A month after detailing the custom-made Tensor Processing Units (TPUs) Google uses for machine learning workloads, the company has launched the second generation of its in-house chips.
While the old chips were useful for the relatively easier task of inferencing, this new family is also designed for training machine learning algorithms (creating as well as executing).
Your move, Nvidia
“Each of these new TPU devices delivers up to 180 teraflops of floating-point performance,” explained a blog post written by Jeff Dean, Google senior fellow, and Urs Hölzle, SVP of Google Cloud infrastructure.
“As powerful as these TPUs are on their own, though, we designed them to work even better together. Each TPU includes a custom high-speed network that allows us to build machine learning supercomputers we call ‘TPU pods.’

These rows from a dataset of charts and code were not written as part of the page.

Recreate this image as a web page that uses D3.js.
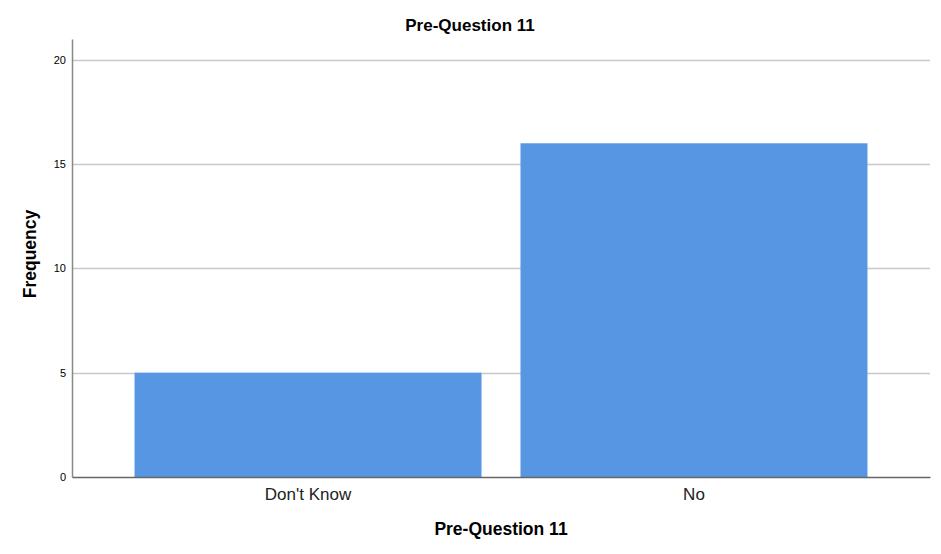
<!DOCTYPE html>
<html>
<head>
<meta charset="utf-8">
<script src="https://cdn.jsdelivr.net/npm/d3@7"></script>
<style>
  body { margin: 0; background: #fff; }
  text { font-family: Arial, "Liberation Sans", sans-serif; fill: #000; }
</style>
</head>
<body>
<div id="container"></div>
<script>
// data
var categories = ["Don't Know", 'No']
var frequencies = [5, 16]
var yTicks = [0, 5, 10, 15, 20]

var width = 941
var height = 554
var margin = { top: 39, right: 11, bottom: 78, left: 72 }

var svg = d3.select('#container').append('svg')
  .attr('width', width)
  .attr('height', height)

var x = d3.scaleBand()
  .domain(categories)
  .range([margin.left, width - margin.right])
  .paddingInner(0.101)
  .paddingOuter(0.162)

var y = d3.scaleLinear()
  .domain([0, 21])
  .range([height - margin.bottom + 1, margin.top])

// gridlines
svg.append('g')
  .selectAll('line')
  .data(yTicks.filter(function (d) { return d > 0 }))
  .enter().append('line')
  .attr('x1', margin.left)
  .attr('x2', width - margin.right)
  .attr('y1', function (d) { return Math.round(y(d)) + 0.5 })
  .attr('y2', function (d) { return Math.round(y(d)) + 0.5 })
  .style('stroke', '#c8c8c8')
  .style('stroke-width', 1.5)

// bars
svg.append('g')
  .selectAll('rect')
  .data(frequencies)
  .enter().append('rect')
  .attr('x', function (d, i) { return x(categories[i]) })
  .attr('width', x.bandwidth())
  .attr('y', function (d) { return y(d) })
  .attr('height', function (d) { return y(0) - y(d) })
  .style('fill', '#5796e3')

// y axis
var yAxis = svg.append('g')
  .attr('transform', 'translate(' + margin.left + ',0)')
  .call(d3.axisLeft(y).tickValues(yTicks).tickSize(0).tickPadding(6))
yAxis.select('.domain').style('stroke', '#888').style('stroke-width', 1.5)
yAxis.selectAll('text').style('font-size', '11px').style('font-family', 'Arial, "Liberation Sans", sans-serif')

// x axis
var xAxis = svg.append('g')
  .attr('transform', 'translate(0,' + y(0) + ')')
  .call(d3.axisBottom(x).tickSize(0).tickPadding(11))
xAxis.select('.domain').style('stroke', '#666').style('stroke-width', 1.5)
xAxis.selectAll('text').style('font-size', '17px').style('fill', '#222').style('font-family', 'Arial, "Liberation Sans", sans-serif')

// titles
svg.append('text')
  .attr('x', 470)
  .attr('y', 31)
  .attr('text-anchor', 'middle')
  .style('font-size', '17px')
  .style('font-weight', 'bold')
  .text('Pre-Question 11')

svg.append('text')
  .attr('x', 501)
  .attr('y', 535)
  .attr('text-anchor', 'middle')
  .style('font-size', '17.5px')
  .style('font-weight', 'bold')
  .text('Pre-Question 11')

svg.append('text')
  .attr('transform', 'translate(36,254) rotate(-90)')
  .attr('text-anchor', 'middle')
  .style('font-size', '17.5px')
  .style('font-weight', 'bold')
  .text('Frequency')
</script>
</body>
</html>
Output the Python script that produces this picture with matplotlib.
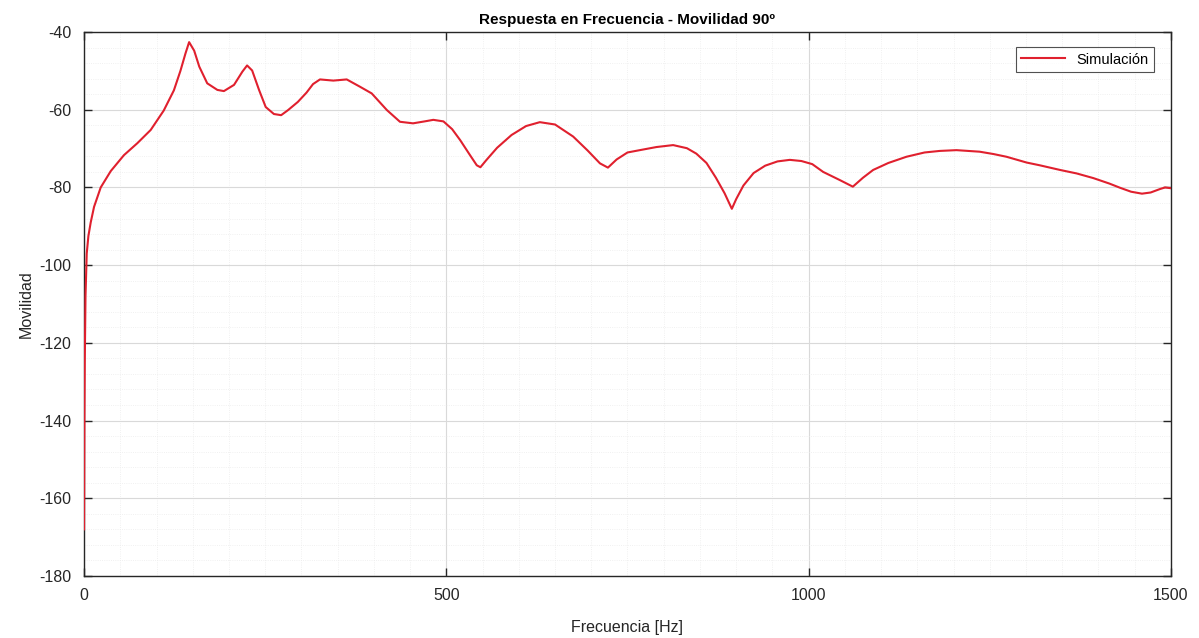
import matplotlib
matplotlib.use("Agg")
import matplotlib.pyplot as plt
from matplotlib.ticker import MultipleLocator

plt.rcParams['font.family'] = ['Liberation Sans', 'DejaVu Sans']
plt.rcParams['axes.unicode_minus'] = False

freq_hz = [0, 0.5, 1, 2, 3.7, 6, 9.2, 13.8, 23, 36.8, 55, 73.6, 92, 110, 124,
           133, 140, 145, 152, 159, 170, 184, 193, 207, 218.5, 225, 232,
           241.5, 250.7, 262, 272, 281.5, 295, 307, 316, 325.6, 344, 362.5,
           381, 397, 418, 436, 454, 470, 482, 496, 508, 519, 532, 542, 547,
           555, 570, 590, 610, 629, 650, 675, 695, 712, 723, 735, 750, 767,
           790, 813, 832, 845, 859, 872, 884, 894, 900, 910, 924, 940, 957,
           974, 990, 1005, 1020, 1043, 1061, 1075, 1089, 1110, 1135, 1160,
           1181, 1204, 1236, 1255, 1273, 1301, 1319, 1347, 1370, 1393, 1415,
           1430, 1445, 1460, 1472, 1485, 1492, 1500]
movilidad = [-168, -140, -125, -108, -97, -92.5, -89, -85, -80, -75.8, -71.7,
             -68.6, -65.2, -60.2, -55, -50, -45.5, -42.6, -44.8, -48.9, -53.2,
             -54.9, -55.2, -53.6, -50.2, -48.6, -49.9, -54.9, -59.3, -61.1,
             -61.4, -60.1, -58, -55.6, -53.4, -52.2, -52.5, -52.2, -54.1, -55.8,
             -60.1, -63.1, -63.5, -63.0, -62.6, -63.0, -65.0, -67.8, -71.5,
             -74.3, -74.8, -73.0, -69.8, -66.5, -64.2, -63.2, -63.8, -66.9,
             -70.5, -73.8, -74.9, -72.8, -71, -70.4, -69.6, -69.1, -69.9,
             -71.3, -73.7, -77.5, -81.5, -85.5, -83, -79.5, -76.3, -74.4,
             -73.3, -72.9, -73.2, -74.0, -76, -78.1, -79.8, -77.5, -75.5,
             -73.7, -72.1, -71.0, -70.6, -70.4, -70.8, -71.4, -72.1, -73.6,
             -74.3, -75.5, -76.4, -77.6, -79.0, -80.1, -81.1, -81.6, -81.3,
             -80.4, -80.0, -80.2]

title_text = "Respuesta en Frecuencia - Movilidad 90º"
xlabel_text = "Frecuencia [Hz]"
ylabel_text = "Movilidad"
legend_label = "Simulación"

fig = plt.figure(figsize=(11.99, 6.38), dpi=100)
ax = fig.add_axes([0.0701, 0.0972, 0.9065, 0.8526])

ax.plot(freq_hz, movilidad, color='#e0202e', linewidth=1.5, label=legend_label,
        solid_joinstyle='round', zorder=3)

ax.set_xlim(0, 1500)
ax.set_ylim(-180, -40)
ax.xaxis.set_major_locator(MultipleLocator(500))
ax.xaxis.set_minor_locator(MultipleLocator(50))
ax.yaxis.set_major_locator(MultipleLocator(20))
ax.yaxis.set_minor_locator(MultipleLocator(4))

ax.grid(True, which='major', color='#d9d9d9', linewidth=0.8)
ax.grid(True, which='minor', color='#ececec', linewidth=0.6, linestyle=':')
ax.set_axisbelow(True)

ax.tick_params(which='major', direction='in', length=6, width=1, colors='#262626',
               top=True, right=True, labelsize=11.5)
ax.tick_params(axis='x', which='major', pad=9)
ax.tick_params(axis='y', which='major', pad=9)
ax.tick_params(which='minor', length=0, top=True, right=True)
for s in ax.spines.values():
    s.set_color('#262626')
    s.set_linewidth(1.0)

ax.set_title(title_text, fontsize=11, fontweight='bold', pad=6)
ax.set_xlabel(xlabel_text, fontsize=11.5, labelpad=12, color='#262626')
ax.set_ylabel(ylabel_text, fontsize=11.5, labelpad=4, color='#262626')

leg = ax.legend(loc='upper right', fontsize=10.5, frameon=True, fancybox=False,
                edgecolor='#262626', borderpad=0.35, handlelength=3.0,
                bbox_to_anchor=(0.991, 0.985))
leg.get_frame().set_linewidth(0.8)

fig.savefig("out.png", dpi=100)
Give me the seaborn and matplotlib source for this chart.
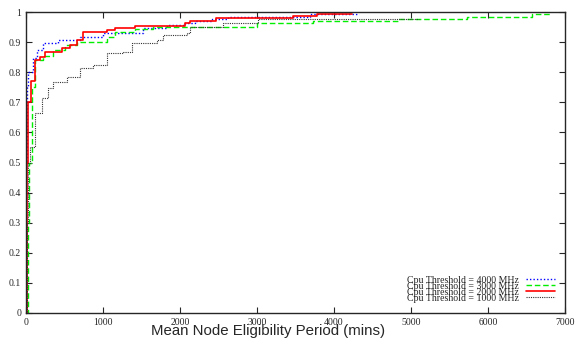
import matplotlib
matplotlib.use("Agg")
import matplotlib.pyplot as plt
import seaborn as sns
import pandas as pd

sns.set_style("ticks")
plt.rcParams['font.family'] = ['Liberation Serif', 'DejaVu Serif']

# Step breakpoints (minutes, cumulative fraction)
x_4000 = [0, 5, 15, 26, 91, 143, 221, 416, 701, 1000, 1519, 1831, 2065, 2195, 2416, 2623, 3688, 4325]
y_4000 = [0, 0.5, 0.75, 0.80, 0.847, 0.874, 0.897, 0.907, 0.917, 0.93, 0.947, 0.957, 0.963, 0.97, 0.977, 0.985, 0.993, 0.993]

x_3000 = [0, 20, 39, 80, 117, 221, 351, 506, 662, 1052, 1156, 1416, 1649, 3000, 3727, 4831, 5727, 6571, 6805]
y_3000 = [0, 0.3, 0.5, 0.75, 0.84, 0.854, 0.874, 0.89, 0.90, 0.917, 0.933, 0.943, 0.95, 0.963, 0.97, 0.977, 0.985, 0.993, 0.993]

x_2000 = [0, 10, 30, 60, 117, 182, 247, 468, 571, 662, 740, 1052, 1156, 1416, 2065, 2130, 2468, 3468, 3779, 4234]
y_2000 = [0, 0.5, 0.7, 0.77, 0.84, 0.85, 0.867, 0.88, 0.89, 0.907, 0.933, 0.94, 0.947, 0.953, 0.963, 0.97, 0.979, 0.986, 0.993, 0.993]

x_1000 = [0, 10, 26, 50, 117, 208, 286, 351, 532, 701, 870, 1052, 1260, 1377, 1701, 1779, 2091, 2130, 2558, 3013, 5100]
y_1000 = [0, 0.3, 0.5, 0.55, 0.664, 0.714, 0.747, 0.767, 0.784, 0.813, 0.824, 0.864, 0.867, 0.897, 0.907, 0.924, 0.93, 0.95, 0.963, 0.976, 0.976]

labels = ["Cpu Threshold = 4000 MHz", "Cpu Threshold = 3000 MHz",
          "Cpu Threshold = 2000 MHz", "Cpu Threshold = 1000 MHz"]
x_ticks = [0, 1000, 2000, 3000, 4000, 5000, 6000, 7000]
y_ticks = [0, 0.1, 0.2, 0.3, 0.4, 0.5, 0.6, 0.7, 0.8, 0.9, 1]
y_ticklabels = ["0", "0.1", "0.2", "0.3", "0.4", "0.5", "0.6", "0.7", "0.8", "0.9", "1"]

fig = plt.figure(figsize=(5.79, 3.38), dpi=100)
ax = fig.add_axes([26/579, 1-313/338, (565-26)/579, (313-12)/338])

series = [(x_4000, y_4000, "#0000ff", (0, (1, 1.5)), 1.0),
          (x_3000, y_3000, "#00ee00", (0, (4, 2)), 1.0),
          (x_2000, y_2000, "#ff0000", "-", 1.2),
          (x_1000, y_1000, "#333333", (0, (1, 1)), 0.8)]
for (xs, ys, c, ls, lw), lab in zip(series, labels):
    df = pd.DataFrame({"x": xs, "y": ys})
    sns.lineplot(data=df, x="x", y="y", ax=ax, color=c, linestyle=ls, linewidth=lw,
                 drawstyle="steps-post", label=lab, sort=False, estimator=None)

ax.set_xlim(0, 7000)
ax.set_ylim(0, 1)
ax.set_xticks(x_ticks)
ax.set_yticks(y_ticks)
ax.set_yticklabels(y_ticklabels)
ax.tick_params(direction="in", top=True, right=True, labelsize=7, length=4, width=0.8)
for sp in ax.spines.values():
    sp.set_linewidth(1.0)
    sp.set_visible(True)
ax.set_xlabel("Mean Node Eligibility Period (mins)", family="Liberation Sans", fontsize=10.8, labelpad=0)
ax.set_ylabel("")
ax.xaxis.set_label_coords(0.45, -0.036)

leg = ax.legend(loc="lower right", frameon=False, markerfirst=False, fontsize=7.1,
                handlelength=2.9, labelspacing=-0.3, borderaxespad=0.65, handletextpad=0.7)
for t in leg.get_texts():
    t.set_ha("right")

fig.savefig("out.png", dpi=100)
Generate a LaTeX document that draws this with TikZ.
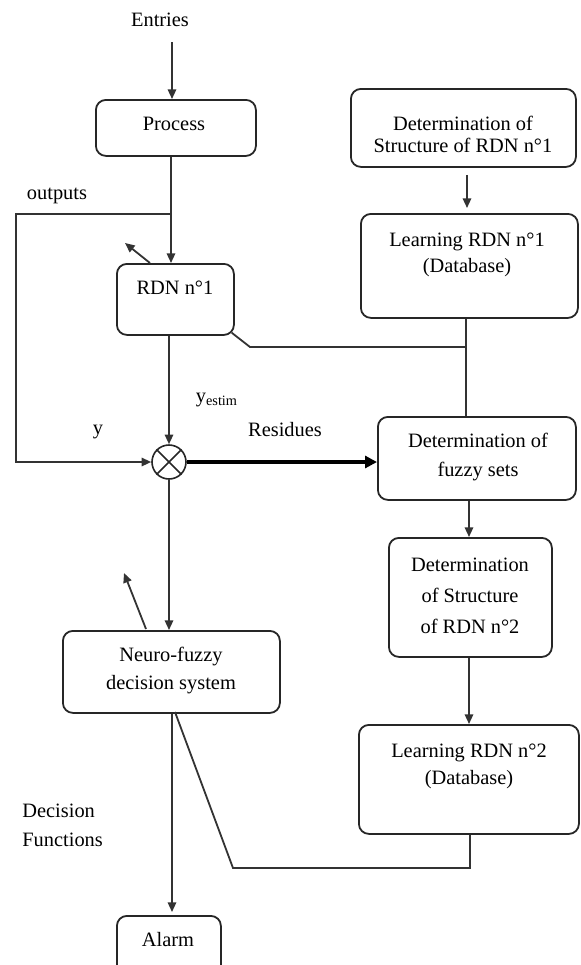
\documentclass[tikz,border=0pt]{standalone}
\usepackage{fontspec}
\setmainfont{Liberation Serif}
\usetikzlibrary{arrows.meta}
\begin{document}
\begin{tikzpicture}[x=0.5pt,y=-0.5pt]
\tikzset{
  ln/.style={draw=black!80, line width=0.9pt},
  arr/.style={ln, -{Triangle[length=4.8pt,width=4.2pt]}},
  bigarr/.style={draw=black, line width=2pt, -{Triangle[length=6pt,width=6pt]}},
  box/.style={draw=black!85, line width=0.9pt, rounded corners=5pt, anchor=north west, inner sep=0pt},
  txt/.style={font=\fontsize{10.2}{12}\selectfont, text=black, inner sep=0pt},
  lead/.style={font=\fontsize{10.2}{#1}\selectfont, align=center},
}
\useasboundingbox (0,0) rectangle (581,965);
% boxes
\node[box, minimum width=80pt, minimum height=28pt] (proc) at (95,99) {};
\node[txt] (proct) at (174,124) {Process};
\node[box, minimum width=58.5pt, minimum height=35.5pt] (rdn1) at (116,263) {};
\node[txt] (rdn1t) at (175,288) {RDN n°1};
\node[box, minimum width=112.5pt, minimum height=39pt] (ds1) at (350,88) {};
\node[txt, lead=11pt] (ds1t) at (463,134) {Determination of\\Structure of RDN n°1};
\node[box, minimum width=108.5pt, minimum height=52pt] (lr1) at (360,213) {};
\node[txt, lead=13pt] (lr1t) at (467,255) {Learning RDN n°1\\(Database)};
\node[box, minimum width=99pt, minimum height=41.5pt] (fz) at (377,416) {};
\node[txt, lead=14.5pt] (fzt) at (478,457) {Determination of\\fuzzy sets};
\node[box, minimum width=81.5pt, minimum height=59.5pt] (ds2) at (388,537) {};
\node[txt, lead=15.5pt] (ds2t) at (470,596) {Determination\\of Structure\\of RDN n°2};
\node[box, minimum width=110pt, minimum height=54.5pt] (lr2) at (358,724) {};
\node[txt, lead=13.5pt] (lr2t) at (469,766) {Learning RDN n°2\\(Database)};
\node[box, minimum width=108.5pt, minimum height=41pt] (nf) at (62,630) {};
\node[txt, lead=14pt] (nft) at (171,671) {Neuro-fuzzy\\decision system};
\node[box, minimum width=52pt, minimum height=30pt] (alarm) at (116,915) {};
\node[txt] (alarmt) at (168,940) {Alarm};
\node[circle, draw=black!85, line width=0.8pt, minimum size=17pt, inner sep=0pt] (cx) at (169,462) {};
\draw[line width=0.8pt, black!85] (cx.north west) -- (cx.south east) (cx.north east) -- (cx.south west);
% labels
\node[txt] (entries) at (160,20) {Entries};
\node[txt] (outputs) at (57,196) {outputs};
\node[txt] (ylab) at (98,432) {y};
\node[txt] (yest) at (217,400) {y\textsubscript{estim}};
\node[txt] (resid) at (285,430) {Residues};
\node[txt, lead=14.5pt, align=left, anchor=west] (dec) at (22,825) {Decision\\Functions};
% coordinates
\coordinate (entTop) at (172,42);
\coordinate (jn) at (171,214);
\coordinate (lc) at (16,214);
\coordinate (ul1s) at (150,263);
\coordinate (ul1e) at (125,243);
\coordinate (k1) at (250,347);
\coordinate (j1) at (466,347);
\coordinate (xr1) at (467,0);
\coordinate (xr2) at (469,0);
\coordinate (ul2s) at (146,629);
\coordinate (ul2e) at (124,573);
\coordinate (xc) at (172,0);
\coordinate (b1) at (470,868);
\coordinate (b2) at (233,868);
\coordinate (b3) at (175,712);
% connectors
\draw[arr] (entTop) -- (entTop |- proc.north);
\draw[arr] (jn |- proc.south) -- (jn |- rdn1.north);
\draw[arr] (jn) -- (lc) |- (cx.west);
\draw[arr] (ul1s) -- (ul1e);
\draw[ln] ([xshift=-1.5pt,yshift=1.5pt]rdn1.south east) -- (k1) -- (j1);
\draw[ln] (j1 |- lr1.south) -- (j1 |- fz.north);
\draw[arr, shorten <=3.5pt, shorten >=2.5pt] (xr1 |- ds1.south) -- (xr1 |- lr1.north);
\draw[arr] (cx.north |- rdn1.south) -- (cx.north);
\draw[bigarr] (cx.east) -- (cx.east -| fz.west);
\draw[arr] (xr2 |- fz.south) -- (xr2 |- ds2.north);
\draw[arr] (xr2 |- ds2.south) -- (xr2 |- lr2.north);
\draw[arr] (cx.south) -- (cx.south |- nf.north);
\draw[arr] (ul2s) -- (ul2e);
\draw[arr, shorten >=1.5pt] (xc |- nf.south) -- (xc |- alarm.north);
\draw[ln] (b1 |- lr2.south) -- (b1) -- (b2) -- (b3);
\end{tikzpicture}
\end{document}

“A TPU pod contains 64 second-generation TPUs and provides up to 11.5 petaflops to accelerate the training of a single large machine learning model. That’s a lot of computation!”
The company claims that one of its large-scale translation models used to take a full day to train “on 32 of the best commercially-available GPUs,” but can now train to the same level of accuracy “in an afternoon using just one eighth of a TPU pod.”
Google said that it will bring the new TPUs to Google Compute Engine as Cloud TPUs, to be used in addition to existing hardware such as Skylake CPUs and Nvidia GPUs. Price tiers for the TPUs are yet to be announced.
1,000 of the new devices will be made available to machine learning researchers via the TensorFlow Research Cloud initiative. A total of 180 petaflops of raw compute power will be given to those willing to share their research on Google’s open source software library with the wider community.
“They should also be willing to share detailed feedback with Google to help us improve the TFRC program and the underlying Cloud TPU platform over time,” Google said.